The world soon learned that Joss, the outspoken male feminist, was cheating on his wife. Then his Wonder Woman script leaked and everyone agreed that it was way worse than Age of Ultron. Then Ray Fisher, who played Cyborg, outlined how abusive he felt he was treated on the set of Justice League. The best thing he did was screw up Justice League so badly that Warner released the long-demanded directors cut by Zack Snyder.

 

 

Now, according to an interview he just gave with Vulture, Whedon calls Justice League one of his biggest regrets.

 

From the start, things were tense between him and the stars. It wasn’t just that he wanted to impose a whole new vision on their work; he introduced an entirely different style of management. Snyder had given the actors exceptional license with the script, encouraging them to ad-lib dialogue. Whedon expected them to say their lines exactly as he’d written them. “That didn’t go down well at all,” one crew member told me. Some actors criticized his writing. By Whedon’s account, Gal Gadot, who played Wonder Woman, suggested that he, the director of the highest-grossing superhero movie at the time, didn’t understand how superhero movies worked. At one point, Whedon paused the shoot and, according to the crew member, announced that he had never worked with “a ruder group of people.” The actors fell silent. […] The actors, at least some of them, felt Whedon had been rude, too

 

 

 

The interview goes on to detail how Whedon severely cut back how much Ray Fisher’s Cyborg was featured in the movie, an assertion which was backed up by how more screentime and focus the character received in the Snyder Cut.

 

Ray Fisher, a young Black actor, played Cyborg; it was his first major role. Snyder had centered the film on his character — the first Black superhero in a DC movie — and he’d treated Fisher as a writing partner, soliciting his opinions on the film’s representations of Black people. Whedon downsized Cyborg’s role, cutting scenes that, in Fisher’s view, challenged stereotypes.​​ When Fisher raised his concerns about the revisions in a phone call, Whedon cut him off. “It feels like I’m taking notes right now,” Whedon told him, according to The Hollywood Reporter, “and I don’t like taking notes from anybody — not even Robert Downey Jr.

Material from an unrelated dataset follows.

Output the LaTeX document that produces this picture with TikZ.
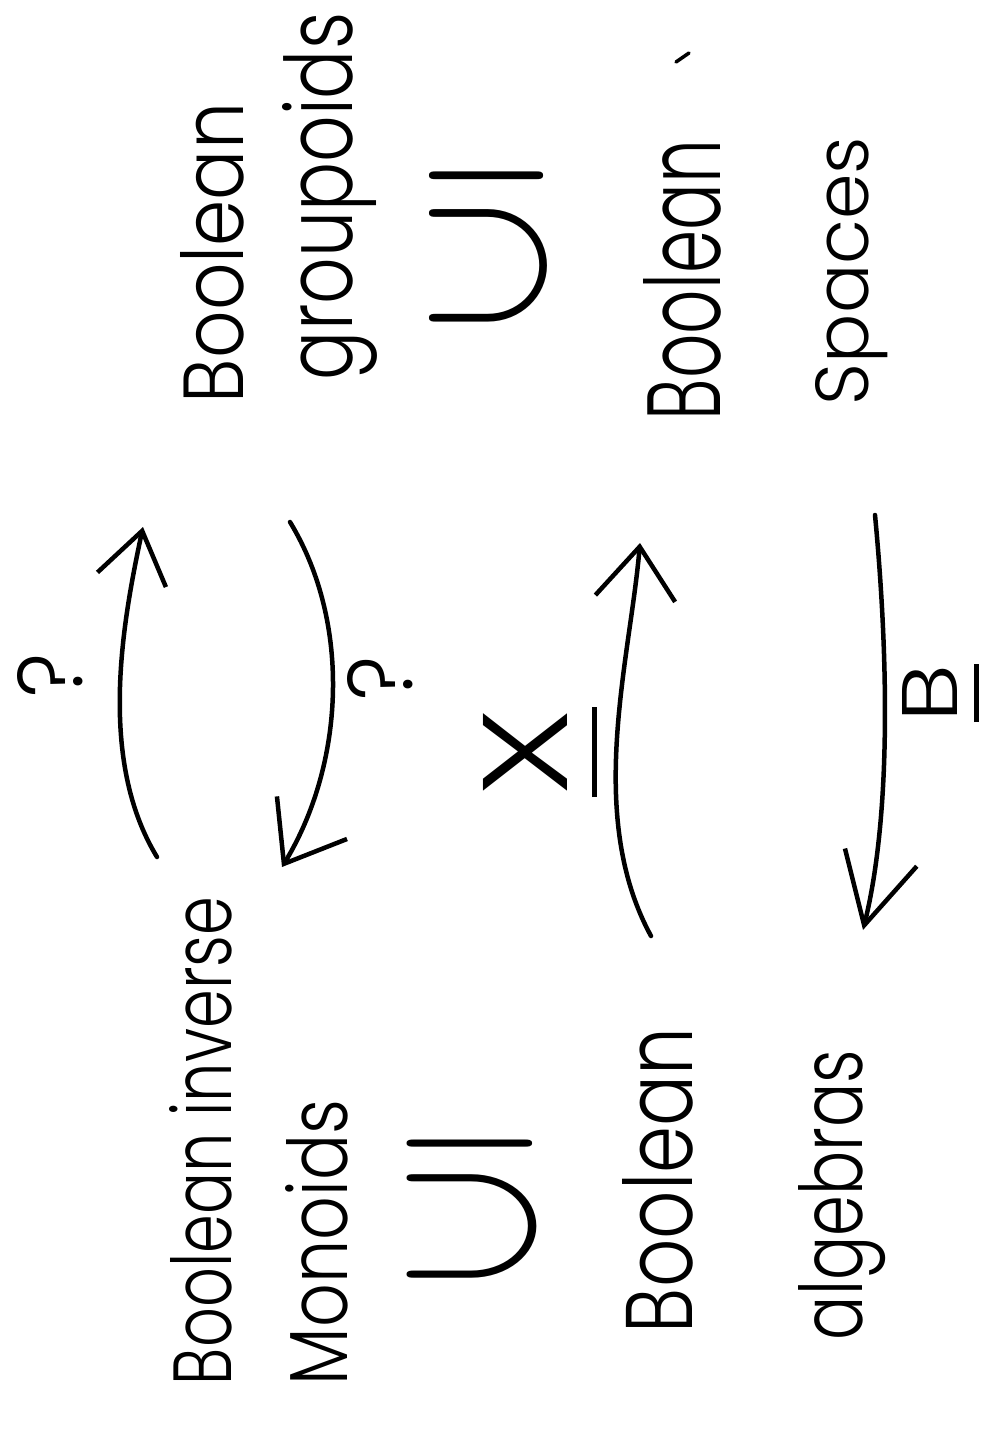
\documentclass[tikz,border=0pt]{standalone}
\usepackage{fontspec}
\setmainfont{Poppins}[UprightFont=* Light]
\usetikzlibrary{arrows.meta}
\newcommand{\hwtext}[3]{\resizebox{#1pt}{#2pt}{#3}}
\newcommand{\ulab}[4]{\vtop{\hbox{\resizebox{#1pt}{#2pt}{#3}}\kern#4pt\hbox{\rule{#1pt}{5pt}}}}
\begin{document}
\begin{tikzpicture}[x=1pt,y=-1pt,
  hw/.style={rotate=90,anchor=base west,inner sep=0pt,outer sep=0pt},
  incl/.style={rotate=180,inner sep=0pt,outer sep=0pt},
  pen/.style={line width=4.5pt,line cap=round,line join=round}]
\fill[white] (0,0) rectangle (1005,1430);
\path[use as bounding box] (0,0) rectangle (1005,1430);
% texts
\node[hw] (bim1) at (231,1385) {\hwtext{488}{62}{Boolean inverse}};
\node[hw] (bim2) at (347,1385) {\hwtext{285}{62}{Monoids}};
\node[hw] (ba1) at (692,1333) {\hwtext{305}{70}{Boolean}};
\node[hw] (ba2) at (862,1340) {\hwtext{290}{64}{algebras}};
\node[hw] (bg1) at (243,403) {\hwtext{300}{63}{Boolean}};
\node[hw] (bg2) at (352,380) {\hwtext{367}{70}{groupoids}};
\node[hw] (bs1) at (720,420) {\hwtext{280}{77}{Boolean}};
\node[hw] (bs2) at (868,405) {\hwtext{268}{53}{Spaces}};
% inclusions
\node[incl] (inc1) at (472,1209) {\resizebox*{165pt}{138pt}{$\subseteq$}};
\node[incl] (inc2) at (488,247) {\resizebox*{150pt}{150pt}{$\subseteq$}};
% labels
\node[hw] (q1) at (82,697) {\hwtext{44}{65}{?}};
\node[hw] (q2) at (412,700) {\hwtext{44}{65}{?}};
\node[hw] (xl) at (567,797) {\ulab{90}{84}{X}{18}};
\node[hw] (bl) at (957,722) {\ulab{58}{55}{B}{10}};
% stray tick
\draw[line width=3.5pt,line cap=round] (676,62) -- (689,53);
% arrows
\coordinate (a1t) at (157,857); \coordinate (a1h) at (143,527);
\coordinate (a2t) at (290,522); \coordinate (a2h) at (282,867);
\coordinate (a3t) at (651,936); \coordinate (a3h) at (640,543);
\coordinate (a4t) at (875,515); \coordinate (a4h) at (863,930);
\draw[pen,-{Straight Barb[length=50pt,width=70pt,line width=4.5pt]}]
  (a1t) .. controls (98,760) and (122,625) .. (a1h);
\draw[pen,-{Straight Barb[length=54pt,width=82pt,line width=4.5pt]}]
  (a2t) .. controls (352,624) and (344,765) .. (a2h);
\draw[pen,-{Straight Barb[length=52pt,width=80pt,line width=4.5pt]}]
  (a3t) .. controls (585,815) and (630,660) .. (a3h);
\draw[pen,-{Straight Barb[length=70pt,width=74pt,line width=4.5pt]}]
  (a4t) .. controls (885,620) and (895,800) .. (a4h);
\end{tikzpicture}
\end{document}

Gadot didn’t care for Whedon’s style either. Last year, she told reporters Whedon “threatened” her and said he would make her “career miserable.” Whedon told me he did no such thing: “I don’t threaten people. Who does that?” He concluded she had misunderstood him. “English is not her first language, and I tend to be annoyingly flowery in my speech.” He recalled arguing over a scene she wanted to cut. He told her jokingly that if she wanted to get rid of it, she would have to tie him to a railroad track and do it over his dead body. “Then I was told that I had said something about her dead body and tying her to the railroad track,” he said. (Gadot did not agree with Whedon’s version of events. “I understood perfectly,” she told New York in an email.)

 

Whedon sounds very much like most male feminists I know.

 

As for Whedon’s claim that he doesn’t threaten people, an actress on Angel told me that hadn’t been true back when she knew him. After her agent pushed for her to get a raise, she claims Whedon called her at home and said she was “never going to work for him, or 20th Century Fox, again.” Reading Gadot’s quote, she thought, “Wow, he’s still using that line.” (Whedon denied this too.)

 

What are we to learn from all this? Whedon’s late defense didn’t exactly do him any favors or put him in a better light. He still seems willing to eviscerate anyone who ever went up against him. Maybe it’s time to admit we should never never trust a straight male feminist who loves to remind you that he’s a straight male feminist all the time.